安野 被害について学ぶことはもちろんですが、同じくらい加害について学んで、まずは認める意識を広げていくことも必要なのではないかと思います。相手国の被害を知って、日本がしたことも認めて、お互いに思いを伝え合って、これから核兵器廃絶に向けて行動していかなければならないという思いです。
■日本政府は締約国会議に
せめてオブザーバー参加を■
山田 皆さんにとって「核なき世界をどうやってつくっていくか」というのは活動のメインになると思いますが、核兵器禁止条約もでき、締約国会議には世界中の国々から多くの市民が参加してますよね。現地に行ってみてどうでしたか?

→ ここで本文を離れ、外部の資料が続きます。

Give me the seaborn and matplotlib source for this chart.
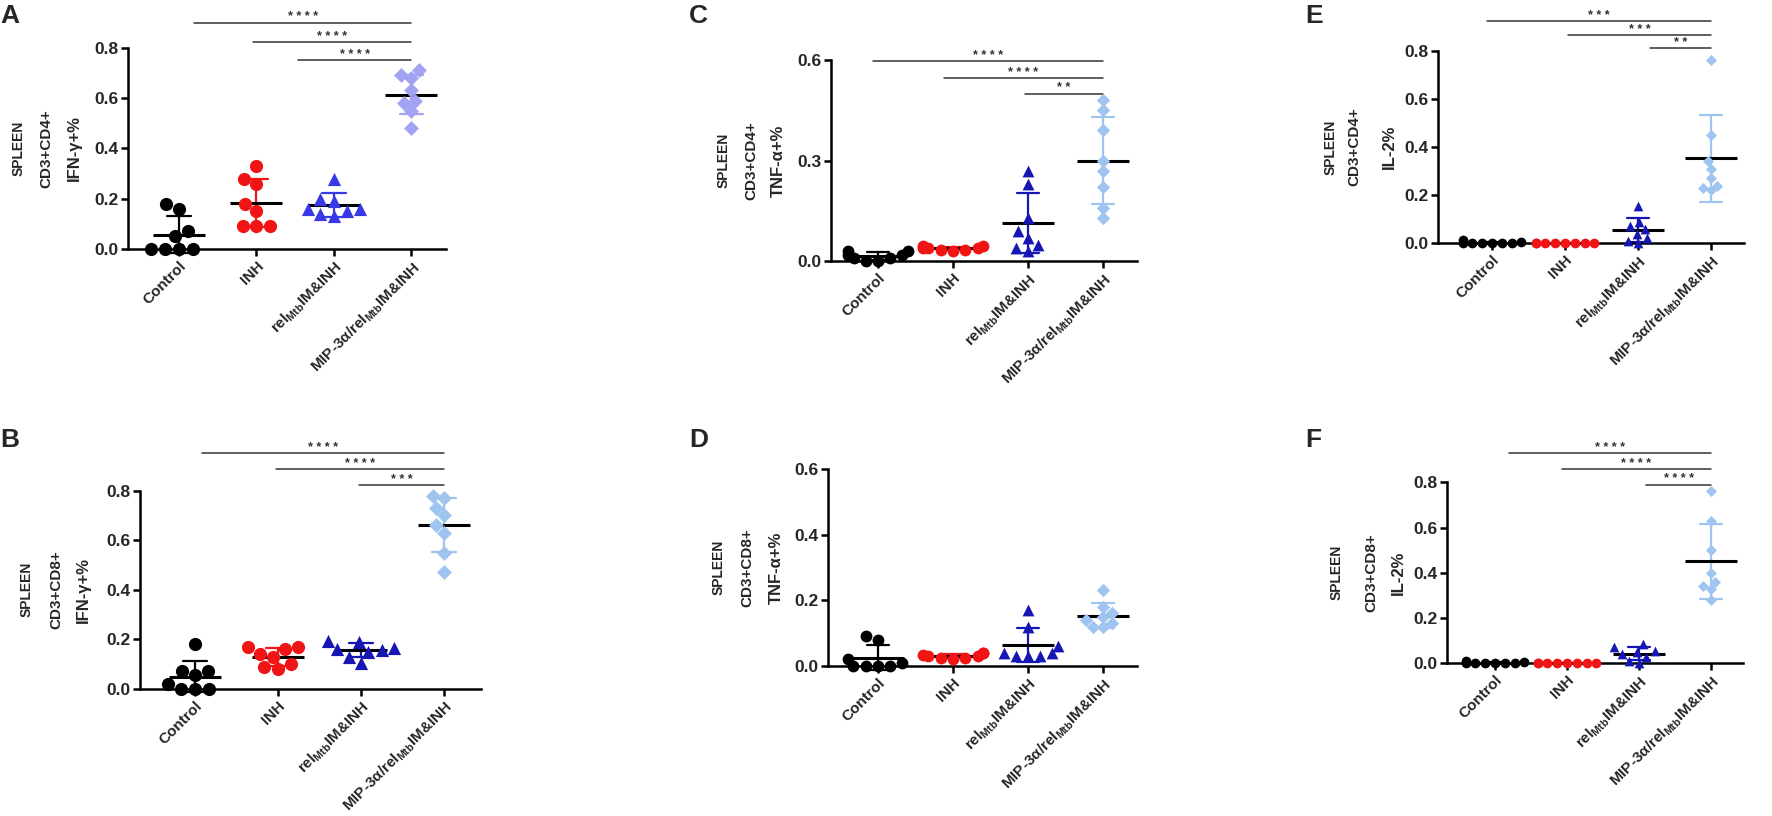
import numpy as np
import pandas as pd
import matplotlib
matplotlib.use("Agg")
from matplotlib import pyplot as plt
import seaborn as sns

# Groups and tick labels (same for all six panels)
groups = ["Control", "INH", "relMtb", "MIP"]
tick_labels = ["Control", "INH",
               r"rel$_{\mathregular{Mtb}}$IM&INH",
               r"MIP-3α/rel$_{\mathregular{Mtb}}$IM&INH"]
markers = ["o", "o", "^", "D"]

# Values, order: Control, INH, rel, MIP
ifng_cd4 = [
    [0.18, 0.16, 0.07, 0.05, 0.0, 0.0, 0.0, 0.0],
    [0.33, 0.28, 0.26, 0.18, 0.15, 0.09, 0.09, 0.09],
    [0.28, 0.20, 0.19, 0.16, 0.16, 0.15, 0.14, 0.13],
    [0.71, 0.69, 0.68, 0.63, 0.59, 0.58, 0.55, 0.48],
]
ifng_cd8 = [
    [0.18, 0.07, 0.07, 0.055, 0.02, 0.0, 0.0, 0.0],
    [0.17, 0.17, 0.16, 0.14, 0.13, 0.08, 0.10, 0.09],
    [0.19, 0.195, 0.165, 0.15, 0.155, 0.105, 0.13, 0.16],
    [0.78, 0.77, 0.73, 0.70, 0.66, 0.63, 0.55, 0.47],
]
tnf_cd4 = [
    [0.03, 0.03, 0.02, 0.02, 0.01, 0.01, 0.0, 0.0],
    [0.045, 0.045, 0.04, 0.04, 0.035, 0.035, 0.03, 0.04],
    [0.27, 0.23, 0.13, 0.09, 0.07, 0.05, 0.04, 0.03],
    [0.48, 0.45, 0.39, 0.30, 0.27, 0.22, 0.16, 0.13],
]
tnf_cd8 = [
    [0.09, 0.08, 0.02, 0.01, 0.0, 0.0, 0.0, 0.0],
    [0.04, 0.04, 0.035, 0.03, 0.03, 0.025, 0.02, 0.025],
    [0.17, 0.12, 0.06, 0.04, 0.04, 0.03, 0.03, 0.03],
    [0.23, 0.18, 0.16, 0.15, 0.14, 0.13, 0.12, 0.12],
]
il2_cd4 = [
    [0.012, 0.005, 0.0, 0.0, 0.0, 0.0, 0.0, 0.0],
    [0.0, 0.0, 0.0, 0.0, 0.0, 0.0, 0.0, 0.0],
    [0.155, 0.09, 0.07, 0.06, 0.04, 0.02, 0.01, 0.0],
    [0.76, 0.45, 0.34, 0.31, 0.27, 0.24, 0.23, 0.22],
]
il2_cd8 = [
    [0.012, 0.004, 0.0, 0.0, 0.0, 0.0, 0.0, 0.0],
    [0.0, 0.0, 0.0, 0.0, 0.0, 0.0, 0.0, 0.0],
    [0.085, 0.07, 0.055, 0.05, 0.04, 0.03, 0.01, 0.0],
    [0.76, 0.63, 0.50, 0.40, 0.36, 0.34, 0.33, 0.28],
]

# Significance brackets: (left group position, height, stars), all end at MIP
sig_a = [(0.2, 0.90, "****"), (0.95, 0.824, "****"), (1.54, 0.75, "****")]
sig_b = [(0.08, 0.952, "****"), (0.98, 0.887, "****"), (1.98, 0.823, "***")]
sig_c = [(-0.07, 0.597, "****"), (0.88, 0.546, "****"), (1.96, 0.50, "**")]
sig_d = []
sig_e = [(-0.07, 0.924, "***"), (1.04, 0.865, "***"), (2.16, 0.81, "**")]
sig_f = [(0.2, 0.93, "****"), (0.93, 0.86, "****"), (2.1, 0.79, "****")]

# Colours
col_a = ["#000000", "#f01414", "#3838e6", "#a3a3f3"]
col_rest = ["#000000", "#f01414", "#1616b4", "#9fc4f0"]

sns.set_theme(style="ticks")
plt.rcParams["font.family"] = ["Liberation Sans", "DejaVu Sans"]
plt.rcParams["font.weight"] = "bold"

W, H = 1772, 816
fig = plt.figure(figsize=(W / 100, H / 100), dpi=100)

# layout of each panel in pixels: y-axis x, y of 0, y of top tick, first group x, spacing
panels = [
    dict(letter="A", vals=ifng_cd4, cols=col_a, sig=sig_a, ymax=0.8, yt=[0, 0.2, 0.4, 0.6, 0.8],
         lab=["SPLEEN", "CD3+CD4+", "IFN-γ+%"], labx=[19, 46, 74], lx=0, ly=4,
         left=128, y0=249, ytop=47.7, first=179, step=77.5, size=9.5),
    dict(letter="B", vals=ifng_cd8, cols=col_rest, sig=sig_b, ymax=0.8, yt=[0, 0.2, 0.4, 0.6, 0.8],
         lab=["SPLEEN", "CD3+CD8+", "IFN-γ+%"], labx=[27, 56, 83], lx=0, ly=428,
         left=140, y0=688.8, ytop=490.7, first=195, step=83, size=9.5),
    dict(letter="C", vals=tnf_cd4, cols=col_rest, sig=sig_c, ymax=0.6, yt=[0, 0.3, 0.6],
         lab=["SPLEEN", "CD3+CD4+", "TNF-α+%"], labx=[724, 751, 778], lx=689, ly=4,
         left=831, y0=261.3, ytop=60, first=878, step=75, size=8.5),
    dict(letter="D", vals=tnf_cd8, cols=col_rest, sig=sig_d, ymax=0.6, yt=[0, 0.2, 0.4, 0.6],
         lab=["SPLEEN", "CD3+CD8+", "TNF-α+%"], labx=[719, 747, 776], lx=689, ly=428,
         left=828, y0=666, ytop=469, first=878, step=75, size=8.5),
    dict(letter="E", vals=il2_cd4, cols=col_rest, sig=sig_e, ymax=0.8, yt=[0, 0.2, 0.4, 0.6, 0.8],
         lab=["SPLEEN", "CD3+CD4+", "IL-2%"], labx=[1331, 1354, 1389], lx=1305, ly=4,
         left=1438, y0=243.3, ytop=50.7, first=1492, step=73, size=7),
    dict(letter="F", vals=il2_cd8, cols=col_rest, sig=sig_f, ymax=0.8, yt=[0, 0.2, 0.4, 0.6, 0.8],
         lab=["SPLEEN", "CD3+CD8+", "IL-2%"], labx=[1337, 1371, 1398], lx=1305, ly=428,
         left=1447, y0=663.3, ytop=482.3, first=1495, step=72, size=7),
]

for p in panels:
    x_lo = -(p["first"] - p["left"]) / p["step"]
    x_hi = 3.45
    right = p["first"] + x_hi * p["step"]
    ax = fig.add_axes([p["left"] / W, 1 - p["y0"] / H,
                       (right - p["left"]) / W, (p["y0"] - p["ytop"]) / H])

    df = pd.DataFrame({"group": np.repeat(groups, 8),
                       "value": np.concatenate(p["vals"])})

    for i, g in enumerate(groups):
        sub = df[df["group"] == g]
        sz = p["size"] * (0.8 if markers[i] == "D" else 1.0)
        sns.swarmplot(data=sub, x="group", y="value", order=groups, color=p["cols"][i],
                      marker=markers[i], size=sz, linewidth=0, warn_thresh=1, ax=ax)

    # SD error bars, coloured per group
    sns.pointplot(data=df, x="group", y="value", hue="group", order=groups, hue_order=groups,
                  palette=p["cols"], errorbar="sd", capsize=0.3, linestyle="none",
                  markersize=0, err_kws={"linewidth": 1.6}, legend=False, ax=ax)
    # mean line in black
    sns.pointplot(data=df, x="group", y="value", order=groups, color="black", errorbar=None,
                  marker="_", markersize=38, markeredgewidth=2.2, linestyle="none", ax=ax)

    for c in ax.collections:
        c.set_clip_on(False)
    for ln in ax.lines:
        ln.set_clip_on(False)

    ax.set_xlim(x_lo, x_hi)
    ax.set_ylim(0, p["ymax"])
    ax.set_yticks(p["yt"])
    ax.set_yticklabels([f"{t:.1f}" for t in p["yt"]], fontsize=12.5, fontweight="bold")
    ax.set_xticks(range(4))
    ax.set_xticklabels(tick_labels, rotation=45, ha="right", rotation_mode="anchor",
                       fontsize=11, fontweight="bold")
    ax.set_xlabel("")
    ax.set_ylabel("")
    ax.set_facecolor("none")
    for s in ["top", "right"]:
        ax.spines[s].set_visible(False)
    for s in ["left", "bottom"]:
        ax.spines[s].set_linewidth(1.8)
        ax.spines[s].set_color("black")
    ax.tick_params(axis="both", width=1.8, length=5, color="black", pad=2)

    for x0, yv, stars in p["sig"]:
        ax.plot([x0, 3.0], [yv, yv], color="#333333", lw=1.1, clip_on=False)
        ax.annotate(" ".join(stars), xy=((x0 + 3.0) / 2, yv), xytext=(0, 1.5),
                    textcoords="offset points", ha="center", va="baseline",
                    fontsize=9, color="#333333", annotation_clip=False)

    yc = (p["y0"] + p["ytop"]) / 2
    for txt, xx, fs in zip(p["lab"], p["labx"], [10, 11, 12]):
        fig.text(xx / W, 1 - yc / H, txt, rotation=90, ha="center", va="center",
                 fontsize=fs, fontweight="bold")
    fig.text(p["lx"] / W, 1 - p["ly"] / H, p["letter"], ha="left", va="top",
             fontsize=19, fontweight="bold")

fig.savefig("out.png", dpi=100)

安野 具体的な活動としては会議の傍聴と、サイドイベントへの参加や学生との交流などをしました。また、最初は予定になかったのですが、本会議でのスピーチもしました。現地の雰囲気は日本人は結構多くて、日本語も通じるくらいなのですが、政府の存在だけがない状態という感じでした。同じ日本人として悔しいと思いました。

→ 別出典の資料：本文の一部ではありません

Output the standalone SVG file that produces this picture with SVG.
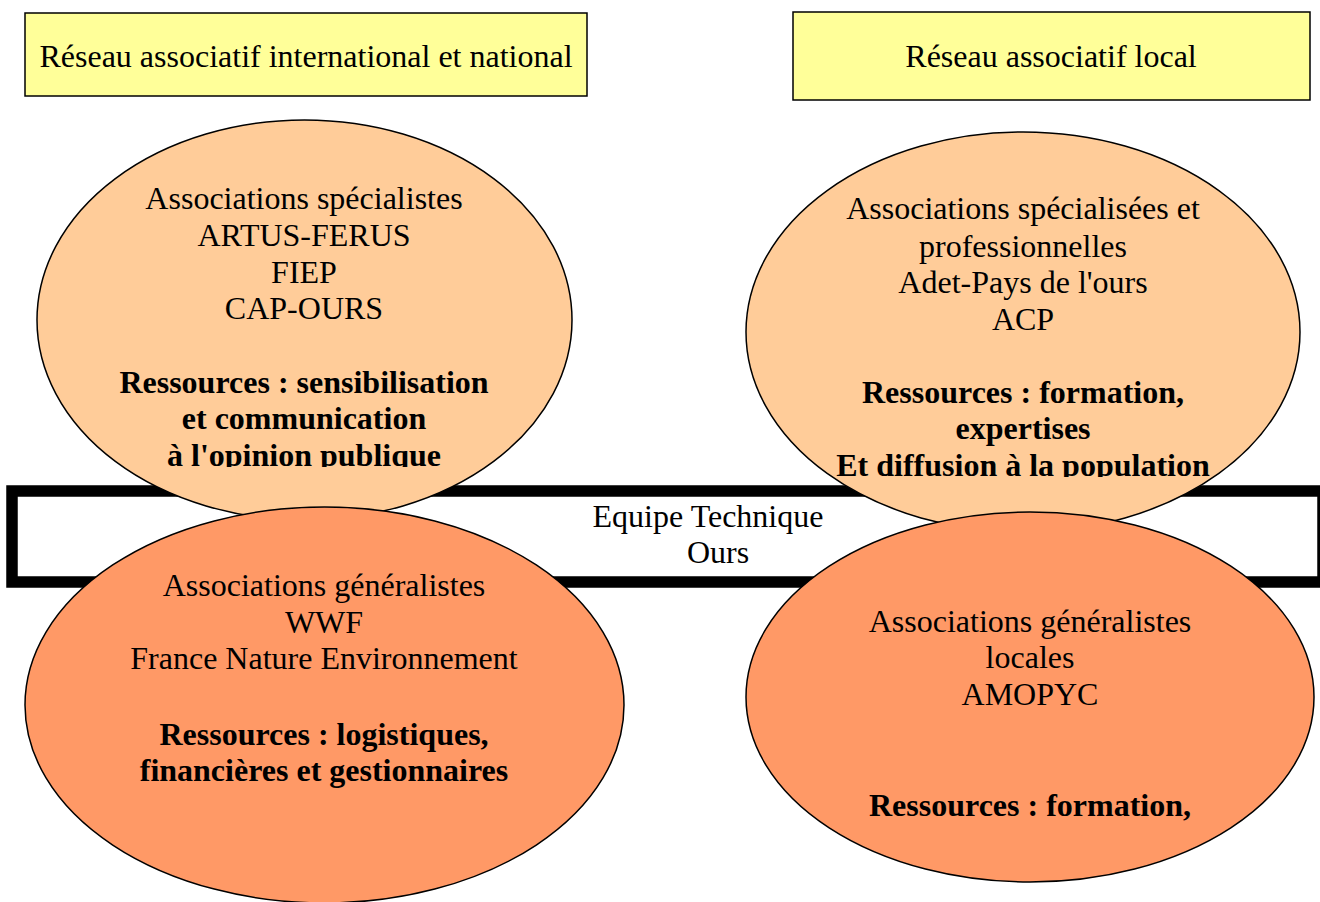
<svg xmlns="http://www.w3.org/2000/svg" width="1320" height="902" viewBox="0 0 1320 902">
<style>
text{font-family:"Liberation Serif","Times New Roman",serif;font-size:32px;fill:#000;text-anchor:middle}
.b{font-weight:bold}
.yb{fill:#FFFF99;stroke:#000;stroke-width:1.5}
.up{fill:#FFCC99;stroke:#000;stroke-width:1.5}
.lo{fill:#FF9966;stroke:#000;stroke-width:1.5}
</style>
<defs>
<clipPath id="clipUL"><rect x="0" y="150" width="660" height="317"/></clipPath>
<clipPath id="clipUR"><rect x="660" y="150" width="660" height="327"/></clipPath>
</defs>
<g id="connectors"></g>
<g id="hdr-intl">
<rect class="yb" x="25" y="13" width="562" height="83"/>
<text x="306" y="67">Réseau associatif international et national</text>
</g>
<g id="hdr-local">
<rect class="yb" x="793" y="12" width="517" height="88"/>
<text x="1051" y="67">Réseau associatif local</text>
</g>
<g id="equipe">
<rect x="12" y="491" width="1311" height="91" fill="#fff" stroke="#000" stroke-width="11.5"/>
<text x="708" y="527">Equipe Technique</text>
<text x="718" y="563">Ours</text>
</g>
<g id="assoc-specialistes">
<ellipse class="up" cx="304.5" cy="320" rx="267.5" ry="200"/>
<g clip-path="url(#clipUL)">
<text x="304" y="209">Associations spécialistes</text>
<text x="304" y="246">ARTUS-FERUS</text>
<text x="304" y="283">FIEP</text>
<text x="304" y="319">CAP-OURS</text>
<text class="b" x="304" y="393">Ressources : sensibilisation</text>
<text class="b" x="304" y="429">et communication</text>
<text class="b" x="304" y="466">à l'opinion publique</text>
</g>
</g>
<g id="assoc-specialisees">
<ellipse class="up" cx="1023" cy="332" rx="277" ry="200"/>
<g clip-path="url(#clipUR)">
<text x="1023" y="219">Associations spécialisées et</text>
<text x="1023" y="257">professionnelles</text>
<text x="1023" y="293">Adet-Pays de l'ours</text>
<text x="1023" y="330">ACP</text>
<text class="b" x="1023" y="403">Ressources : formation,</text>
<text class="b" x="1023" y="439">expertises</text>
<text class="b" x="1023" y="476">Et diffusion à la population</text>
</g>
</g>
<g id="assoc-generalistes">
<ellipse class="lo" cx="324.5" cy="705" rx="299.5" ry="198"/>
<text x="324" y="596">Associations généralistes</text>
<text x="324" y="633">WWF</text>
<text x="324" y="669">France Nature Environnement</text>
<text class="b" x="324" y="745">Ressources : logistiques,</text>
<text class="b" x="324" y="781">financières et gestionnaires</text>
</g>
<g id="assoc-generalistes-locales">
<ellipse class="lo" cx="1030" cy="697" rx="284" ry="185"/>
<text x="1030" y="632">Associations généralistes</text>
<text x="1030" y="668">locales</text>
<text x="1030" y="705">AMOPYC</text>
<text class="b" x="1030" y="816">Ressources : formation,</text>
</g>
</svg>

核兵器禁止条約の締約国会議に集まっている人たちは、自国のことだけではなくて、核兵器に関わる全ての問題で苦しんでいる人のこと、マーシャル諸島などの核実験被害者やウラン採掘だったり、さまざまな問題をとらえています。私はオーストラリアで行われた核実験の被爆者の娘さんの言葉が忘れられません。「被爆者や被害者も同じ議場で話し合う権利がある」という言葉でしたが、それはすべての被爆者問題とも強く結びつくことだと感じました。
山田 例えば広島は認められたのに長崎は認められない黒い雨訴訟の問題などもありますね。
安野 はい。被爆者が声を上げられなくなるのを待つのではなく、助けを求めている人を今すぐに救済をするのは長崎だけではなくて、どの世界にも共通することだと思います。そういう声を拾い上げることはとても重要だと感じました。強い国が弱い国を支配する中で、被爆者が生まれてしまっている現状があるのをすごく感じて、国を動かす人たちが取り組むべき課題ではないかなと感じました。
山田 岸田総理は広島選出なので、歴代の総理よりも核兵器廃絶への思いは強いと思うので、私は国会で、締約国会議に「せめてオブザーバー参加を」と求めました。総理は、「(外相時代)核兵器国を動かさなければ、核軍縮をめぐる現実は何も変えられないという厳しい現実を突き付けられた」「ロードマップを具体的に示すことが被爆国としての日本の使命」などと答えるだけでした。
大原 日本は核兵器によって多くの方が亡くなった国です。そういった核兵器の恐ろしさを知っている国だからこそ、日本が参加して声をあげることで、核兵器は非人道的なものであることをあらためて世界に伝えることになると思います。日本は歩みを一歩進めてスタート地点に立つべきだと思います。
瀬川 ウクライナの戦争が始まって3年目、ガザ地区でも多くの人が亡くなっている現状にあります。一歩間違えば核兵器が今にも使われそうな状況が続いているなかで、仮に締約国会議に日本が参加すれば、この戦争・紛争がおさまるかもしれないとも思うのでオブザーバーでもいいので参加してほしいです。
安野 「核兵器と人類は共存できない」という、シンプルだけど強いメッセージがありますが、本当にそうだと思っています。核兵器廃絶は「いつか」ではなくて「いますぐに」取り組むべき課題だと思います。今を生きている人が選択すべき責任だと思います。
山田 核兵器はいかなる理由があっても使ってはいけないし、持ってはいけない。この思いをもっともっと広めないといけない。核兵器を保有することが平和を保つといった議論には危機感を覚えます。
「微力だけど無力ではない」をスローガンに掲げ、平和運動を国際的に展開されています。皆さんのその力は、微力どころか大きな希望となっています。長崎を最後の戦争被爆地にするために、一緒に活動していきましょう。